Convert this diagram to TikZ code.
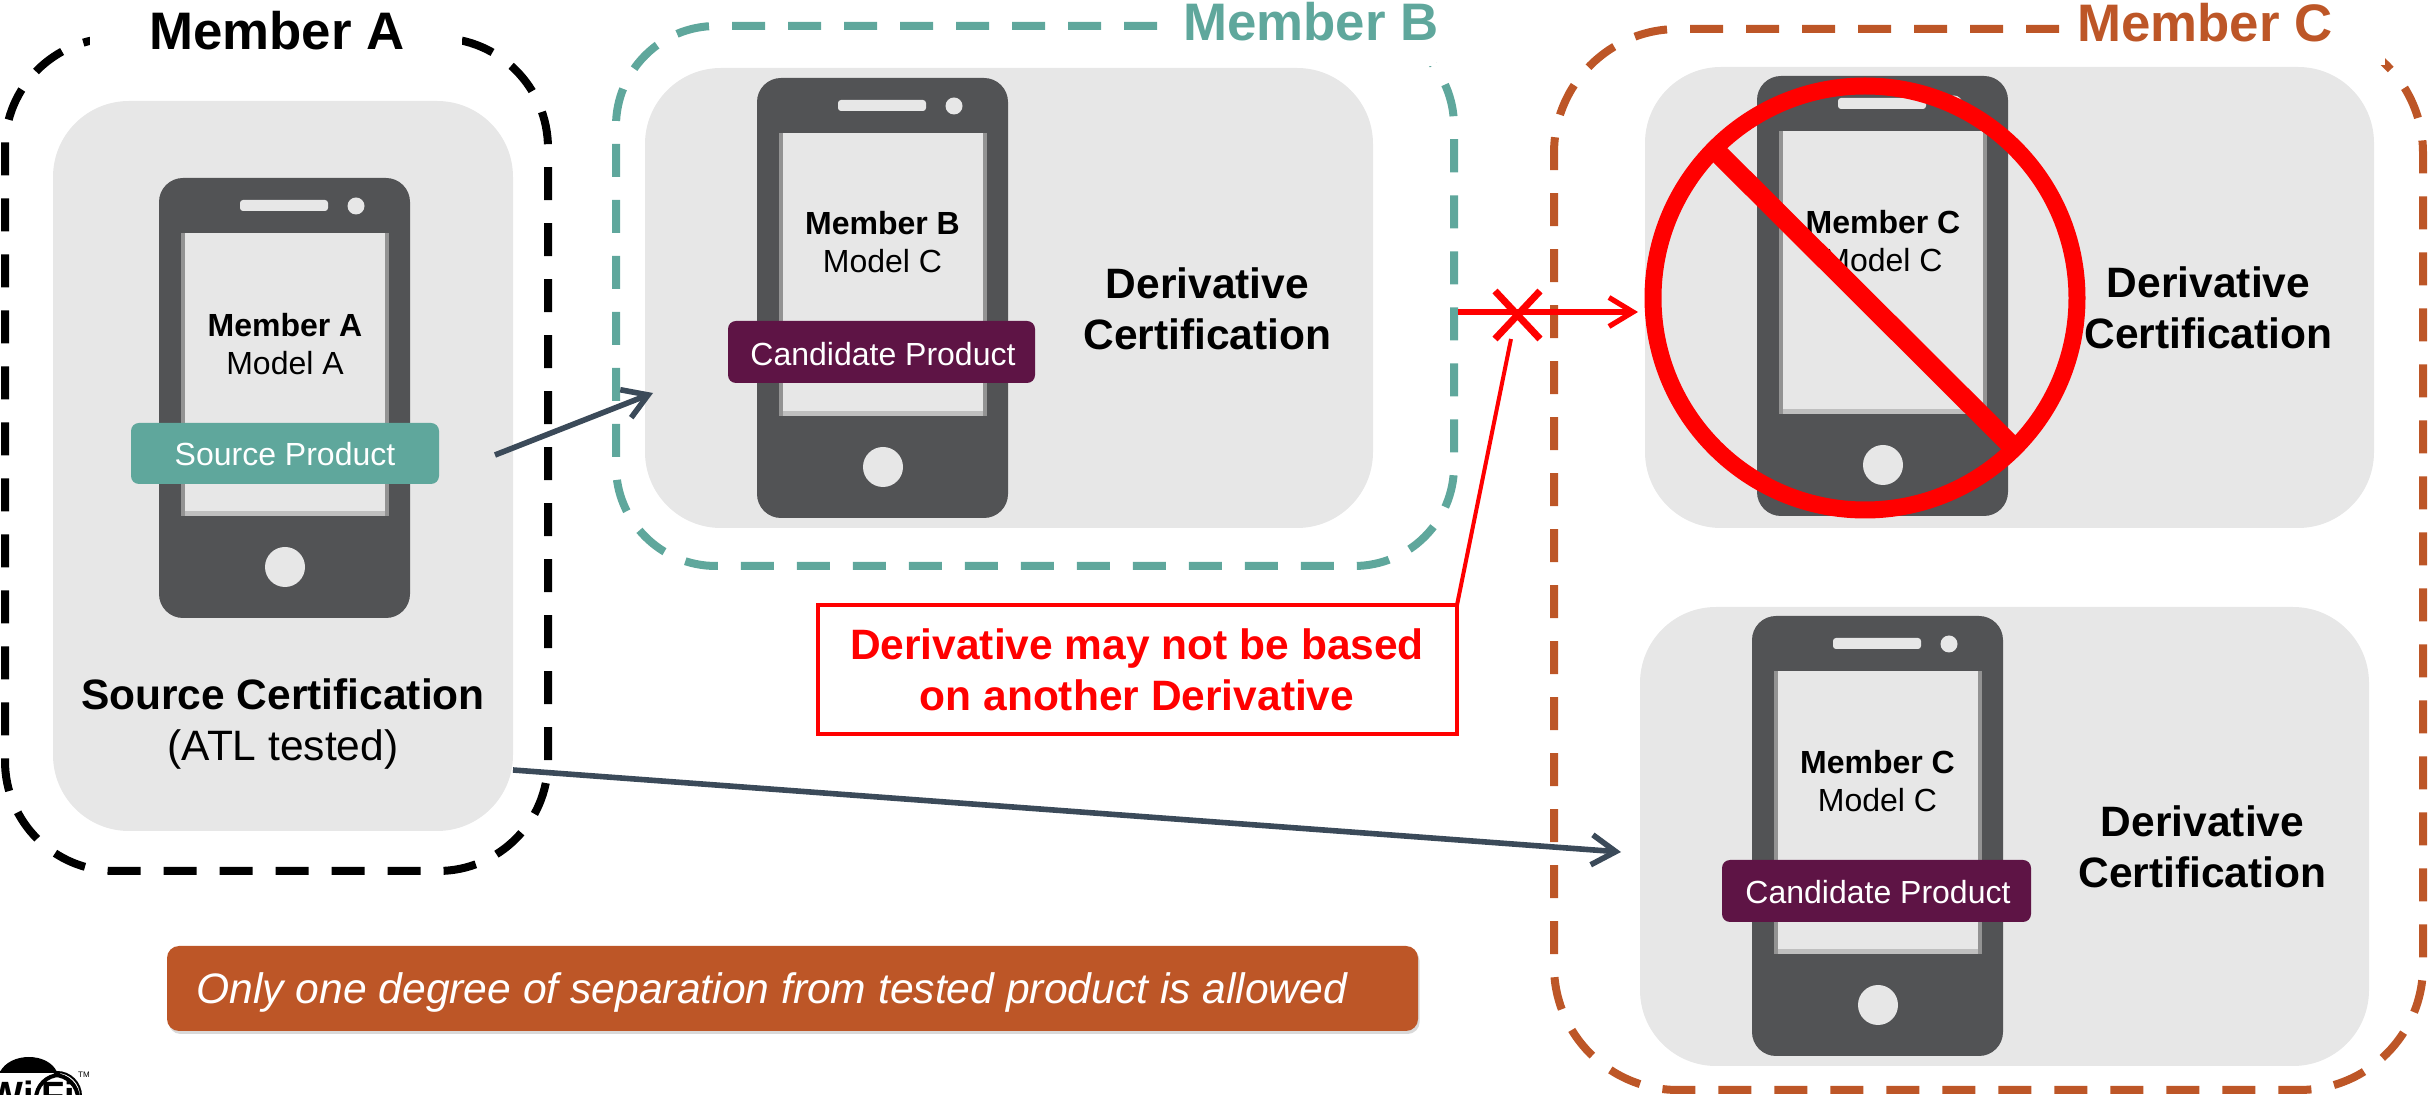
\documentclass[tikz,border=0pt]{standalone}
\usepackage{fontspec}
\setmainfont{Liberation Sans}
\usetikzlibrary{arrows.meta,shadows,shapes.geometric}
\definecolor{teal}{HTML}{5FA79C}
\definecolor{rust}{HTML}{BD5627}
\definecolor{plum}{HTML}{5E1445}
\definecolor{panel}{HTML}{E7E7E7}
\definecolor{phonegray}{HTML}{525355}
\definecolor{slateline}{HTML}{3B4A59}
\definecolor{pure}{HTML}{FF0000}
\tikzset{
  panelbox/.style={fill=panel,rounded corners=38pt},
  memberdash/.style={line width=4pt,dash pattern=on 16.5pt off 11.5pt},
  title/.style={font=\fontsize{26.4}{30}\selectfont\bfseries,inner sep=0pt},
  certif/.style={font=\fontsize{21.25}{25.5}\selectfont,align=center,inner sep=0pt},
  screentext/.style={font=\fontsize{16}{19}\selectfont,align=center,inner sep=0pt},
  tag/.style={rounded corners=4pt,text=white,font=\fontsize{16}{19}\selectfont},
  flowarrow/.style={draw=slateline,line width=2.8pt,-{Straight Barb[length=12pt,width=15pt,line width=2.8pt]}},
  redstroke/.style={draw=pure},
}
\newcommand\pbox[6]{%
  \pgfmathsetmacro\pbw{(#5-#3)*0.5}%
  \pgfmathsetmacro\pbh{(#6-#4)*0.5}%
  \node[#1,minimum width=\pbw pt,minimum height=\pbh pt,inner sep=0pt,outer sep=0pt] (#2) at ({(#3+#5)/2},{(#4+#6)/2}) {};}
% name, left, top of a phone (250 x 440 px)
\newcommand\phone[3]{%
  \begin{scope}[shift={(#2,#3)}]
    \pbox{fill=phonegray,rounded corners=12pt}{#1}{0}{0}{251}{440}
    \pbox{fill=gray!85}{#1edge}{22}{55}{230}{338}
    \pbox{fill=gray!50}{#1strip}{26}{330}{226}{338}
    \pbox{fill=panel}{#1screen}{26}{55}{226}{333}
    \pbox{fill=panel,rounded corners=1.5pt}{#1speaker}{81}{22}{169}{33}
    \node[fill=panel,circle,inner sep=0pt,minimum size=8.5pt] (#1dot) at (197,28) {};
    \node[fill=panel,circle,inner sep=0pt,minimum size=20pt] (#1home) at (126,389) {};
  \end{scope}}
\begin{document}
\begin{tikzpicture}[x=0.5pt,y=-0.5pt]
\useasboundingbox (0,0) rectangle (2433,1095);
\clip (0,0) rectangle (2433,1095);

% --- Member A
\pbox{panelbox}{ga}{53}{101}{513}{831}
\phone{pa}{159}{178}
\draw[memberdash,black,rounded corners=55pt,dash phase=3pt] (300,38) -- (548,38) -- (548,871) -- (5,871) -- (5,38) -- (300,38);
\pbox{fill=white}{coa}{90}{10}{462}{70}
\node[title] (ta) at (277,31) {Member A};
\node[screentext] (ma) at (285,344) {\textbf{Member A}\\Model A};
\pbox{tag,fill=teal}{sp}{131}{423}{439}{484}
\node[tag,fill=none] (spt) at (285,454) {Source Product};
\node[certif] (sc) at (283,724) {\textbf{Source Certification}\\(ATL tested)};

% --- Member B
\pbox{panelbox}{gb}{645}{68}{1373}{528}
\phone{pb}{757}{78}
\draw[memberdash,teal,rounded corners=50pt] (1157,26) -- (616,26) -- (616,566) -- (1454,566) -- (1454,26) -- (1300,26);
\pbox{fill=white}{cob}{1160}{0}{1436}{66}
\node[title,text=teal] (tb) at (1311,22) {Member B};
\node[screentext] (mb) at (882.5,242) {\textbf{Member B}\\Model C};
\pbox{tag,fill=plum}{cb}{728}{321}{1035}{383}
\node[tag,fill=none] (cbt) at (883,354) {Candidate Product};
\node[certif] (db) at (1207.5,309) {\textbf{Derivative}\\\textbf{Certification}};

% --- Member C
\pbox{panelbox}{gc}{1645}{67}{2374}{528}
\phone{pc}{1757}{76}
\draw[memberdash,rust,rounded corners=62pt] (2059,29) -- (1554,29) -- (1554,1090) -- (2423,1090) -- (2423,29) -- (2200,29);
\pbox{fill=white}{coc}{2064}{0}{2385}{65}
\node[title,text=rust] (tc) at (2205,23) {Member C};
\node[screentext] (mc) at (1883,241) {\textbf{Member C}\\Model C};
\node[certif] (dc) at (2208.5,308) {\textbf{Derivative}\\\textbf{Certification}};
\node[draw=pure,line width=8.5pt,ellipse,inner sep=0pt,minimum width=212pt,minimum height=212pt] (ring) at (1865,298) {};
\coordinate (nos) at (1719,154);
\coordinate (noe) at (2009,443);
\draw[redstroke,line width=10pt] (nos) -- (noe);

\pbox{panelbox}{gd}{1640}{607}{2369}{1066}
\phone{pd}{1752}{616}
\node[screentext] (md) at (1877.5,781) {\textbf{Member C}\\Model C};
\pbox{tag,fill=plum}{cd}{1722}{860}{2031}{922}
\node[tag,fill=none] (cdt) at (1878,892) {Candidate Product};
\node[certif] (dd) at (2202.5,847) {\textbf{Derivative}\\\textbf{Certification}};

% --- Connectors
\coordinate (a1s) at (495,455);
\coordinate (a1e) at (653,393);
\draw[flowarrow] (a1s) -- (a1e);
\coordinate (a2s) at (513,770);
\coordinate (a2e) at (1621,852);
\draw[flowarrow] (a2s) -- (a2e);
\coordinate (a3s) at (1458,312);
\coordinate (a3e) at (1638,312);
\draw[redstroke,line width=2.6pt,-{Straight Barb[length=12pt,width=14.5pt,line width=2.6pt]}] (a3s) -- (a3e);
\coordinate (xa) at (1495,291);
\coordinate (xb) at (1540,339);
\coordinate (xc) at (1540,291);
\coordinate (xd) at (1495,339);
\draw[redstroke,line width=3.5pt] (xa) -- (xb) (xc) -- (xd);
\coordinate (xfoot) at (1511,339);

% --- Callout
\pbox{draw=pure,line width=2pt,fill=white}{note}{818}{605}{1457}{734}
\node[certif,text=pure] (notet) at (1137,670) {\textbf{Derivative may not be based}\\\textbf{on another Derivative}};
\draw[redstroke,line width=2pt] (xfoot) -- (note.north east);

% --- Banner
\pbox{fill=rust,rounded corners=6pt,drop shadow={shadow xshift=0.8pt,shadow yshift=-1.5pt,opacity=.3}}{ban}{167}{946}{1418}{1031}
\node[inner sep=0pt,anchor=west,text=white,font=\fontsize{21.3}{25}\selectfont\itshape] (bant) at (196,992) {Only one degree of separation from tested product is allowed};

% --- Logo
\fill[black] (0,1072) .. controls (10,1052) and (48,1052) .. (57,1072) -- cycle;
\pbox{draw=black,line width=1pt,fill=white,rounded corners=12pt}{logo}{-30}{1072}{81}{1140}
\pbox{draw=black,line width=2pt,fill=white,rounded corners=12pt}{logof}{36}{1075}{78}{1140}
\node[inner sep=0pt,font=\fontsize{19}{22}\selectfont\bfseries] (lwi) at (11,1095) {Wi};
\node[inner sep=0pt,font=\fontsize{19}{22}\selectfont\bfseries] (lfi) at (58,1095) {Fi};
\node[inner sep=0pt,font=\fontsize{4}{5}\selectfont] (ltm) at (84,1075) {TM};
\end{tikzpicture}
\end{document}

→ Task instructions: Pictures in the data above should not be copied; transcribe everything else exactly.

→ Solution to this exercise:
Convert this diagram to TikZ code.
\documentclass[tikz,border=0pt]{standalone}
\usepackage{fontspec}
\setmainfont{Liberation Sans}
\usetikzlibrary{arrows.meta,shadows,shapes.geometric}
\definecolor{teal}{HTML}{5FA79C}
\definecolor{rust}{HTML}{BD5627}
\definecolor{plum}{HTML}{5E1445}
\definecolor{panel}{HTML}{E7E7E7}
\definecolor{phonegray}{HTML}{525355}
\definecolor{slateline}{HTML}{3B4A59}
\definecolor{pure}{HTML}{FF0000}
\tikzset{
  panelbox/.style={fill=panel,rounded corners=38pt},
  memberdash/.style={line width=4pt,dash pattern=on 16.5pt off 11.5pt},
  title/.style={font=\fontsize{26.4}{30}\selectfont\bfseries,inner sep=0pt},
  certif/.style={font=\fontsize{21.25}{25.5}\selectfont,align=center,inner sep=0pt},
  screentext/.style={font=\fontsize{16}{19}\selectfont,align=center,inner sep=0pt},
  tag/.style={rounded corners=4pt,text=white,font=\fontsize{16}{19}\selectfont},
  flowarrow/.style={draw=slateline,line width=2.8pt,-{Straight Barb[length=12pt,width=15pt,line width=2.8pt]}},
  redstroke/.style={draw=pure},
}
\newcommand\pbox[6]{%
  \pgfmathsetmacro\pbw{(#5-#3)*0.5}%
  \pgfmathsetmacro\pbh{(#6-#4)*0.5}%
  \node[#1,minimum width=\pbw pt,minimum height=\pbh pt,inner sep=0pt,outer sep=0pt] (#2) at ({(#3+#5)/2},{(#4+#6)/2}) {};}
% name, left, top of a phone (250 x 440 px)
\newcommand\phone[3]{%
  \begin{scope}[shift={(#2,#3)}]
    \pbox{fill=phonegray,rounded corners=12pt}{#1}{0}{0}{251}{440}
    \pbox{fill=gray!85}{#1edge}{22}{55}{230}{338}
    \pbox{fill=gray!50}{#1strip}{26}{330}{226}{338}
    \pbox{fill=panel}{#1screen}{26}{55}{226}{333}
    \pbox{fill=panel,rounded corners=1.5pt}{#1speaker}{81}{22}{169}{33}
    \node[fill=panel,circle,inner sep=0pt,minimum size=8.5pt] (#1dot) at (197,28) {};
    \node[fill=panel,circle,inner sep=0pt,minimum size=20pt] (#1home) at (126,389) {};
  \end{scope}}
\begin{document}
\begin{tikzpicture}[x=0.5pt,y=-0.5pt]
\useasboundingbox (0,0) rectangle (2433,1095);
\clip (0,0) rectangle (2433,1095);

% --- Member A
\pbox{panelbox}{ga}{53}{101}{513}{831}
\phone{pa}{159}{178}
\draw[memberdash,black,rounded corners=55pt,dash phase=3pt] (300,38) -- (548,38) -- (548,871) -- (5,871) -- (5,38) -- (300,38);
\pbox{fill=white}{coa}{90}{10}{462}{70}
\node[title] (ta) at (277,31) {Member A};
\node[screentext] (ma) at (285,344) {\textbf{Member A}\\Model A};
\pbox{tag,fill=teal}{sp}{131}{423}{439}{484}
\node[tag,fill=none] (spt) at (285,454) {Source Product};
\node[certif] (sc) at (283,724) {\textbf{Source Certification}\\(ATL tested)};

% --- Member B
\pbox{panelbox}{gb}{645}{68}{1373}{528}
\phone{pb}{757}{78}
\draw[memberdash,teal,rounded corners=50pt] (1157,26) -- (616,26) -- (616,566) -- (1454,566) -- (1454,26) -- (1300,26);
\pbox{fill=white}{cob}{1160}{0}{1436}{66}
\node[title,text=teal] (tb) at (1311,22) {Member B};
\node[screentext] (mb) at (882.5,242) {\textbf{Member B}\\Model C};
\pbox{tag,fill=plum}{cb}{728}{321}{1035}{383}
\node[tag,fill=none] (cbt) at (883,354) {Candidate Product};
\node[certif] (db) at (1207.5,309) {\textbf{Derivative}\\\textbf{Certification}};

% --- Member C
\pbox{panelbox}{gc}{1645}{67}{2374}{528}
\phone{pc}{1757}{76}
\draw[memberdash,rust,rounded corners=62pt] (2059,29) -- (1554,29) -- (1554,1090) -- (2423,1090) -- (2423,29) -- (2200,29);
\pbox{fill=white}{coc}{2064}{0}{2385}{65}
\node[title,text=rust] (tc) at (2205,23) {Member C};
\node[screentext] (mc) at (1883,241) {\textbf{Member C}\\Model C};
\node[certif] (dc) at (2208.5,308) {\textbf{Derivative}\\\textbf{Certification}};
\node[draw=pure,line width=8.5pt,ellipse,inner sep=0pt,minimum width=212pt,minimum height=212pt] (ring) at (1865,298) {};
\coordinate (nos) at (1719,154);
\coordinate (noe) at (2009,443);
\draw[redstroke,line width=10pt] (nos) -- (noe);

\pbox{panelbox}{gd}{1640}{607}{2369}{1066}
\phone{pd}{1752}{616}
\node[screentext] (md) at (1877.5,781) {\textbf{Member C}\\Model C};
\pbox{tag,fill=plum}{cd}{1722}{860}{2031}{922}
\node[tag,fill=none] (cdt) at (1878,892) {Candidate Product};
\node[certif] (dd) at (2202.5,847) {\textbf{Derivative}\\\textbf{Certification}};

% --- Connectors
\coordinate (a1s) at (495,455);
\coordinate (a1e) at (653,393);
\draw[flowarrow] (a1s) -- (a1e);
\coordinate (a2s) at (513,770);
\coordinate (a2e) at (1621,852);
\draw[flowarrow] (a2s) -- (a2e);
\coordinate (a3s) at (1458,312);
\coordinate (a3e) at (1638,312);
\draw[redstroke,line width=2.6pt,-{Straight Barb[length=12pt,width=14.5pt,line width=2.6pt]}] (a3s) -- (a3e);
\coordinate (xa) at (1495,291);
\coordinate (xb) at (1540,339);
\coordinate (xc) at (1540,291);
\coordinate (xd) at (1495,339);
\draw[redstroke,line width=3.5pt] (xa) -- (xb) (xc) -- (xd);
\coordinate (xfoot) at (1511,339);

% --- Callout
\pbox{draw=pure,line width=2pt,fill=white}{note}{818}{605}{1457}{734}
\node[certif,text=pure] (notet) at (1137,670) {\textbf{Derivative may not be based}\\\textbf{on another Derivative}};
\draw[redstroke,line width=2pt] (xfoot) -- (note.north east);

% --- Banner
\pbox{fill=rust,rounded corners=6pt,drop shadow={shadow xshift=0.8pt,shadow yshift=-1.5pt,opacity=.3}}{ban}{167}{946}{1418}{1031}
\node[inner sep=0pt,anchor=west,text=white,font=\fontsize{21.3}{25}\selectfont\itshape] (bant) at (196,992) {Only one degree of separation from tested product is allowed};

% --- Logo
\fill[black] (0,1072) .. controls (10,1052) and (48,1052) .. (57,1072) -- cycle;
\pbox{draw=black,line width=1pt,fill=white,rounded corners=12pt}{logo}{-30}{1072}{81}{1140}
\pbox{draw=black,line width=2pt,fill=white,rounded corners=12pt}{logof}{36}{1075}{78}{1140}
\node[inner sep=0pt,font=\fontsize{19}{22}\selectfont\bfseries] (lwi) at (11,1095) {Wi};
\node[inner sep=0pt,font=\fontsize{19}{22}\selectfont\bfseries] (lfi) at (58,1095) {Fi};
\node[inner sep=0pt,font=\fontsize{4}{5}\selectfont] (ltm) at (84,1075) {TM};
\end{tikzpicture}
\end{document}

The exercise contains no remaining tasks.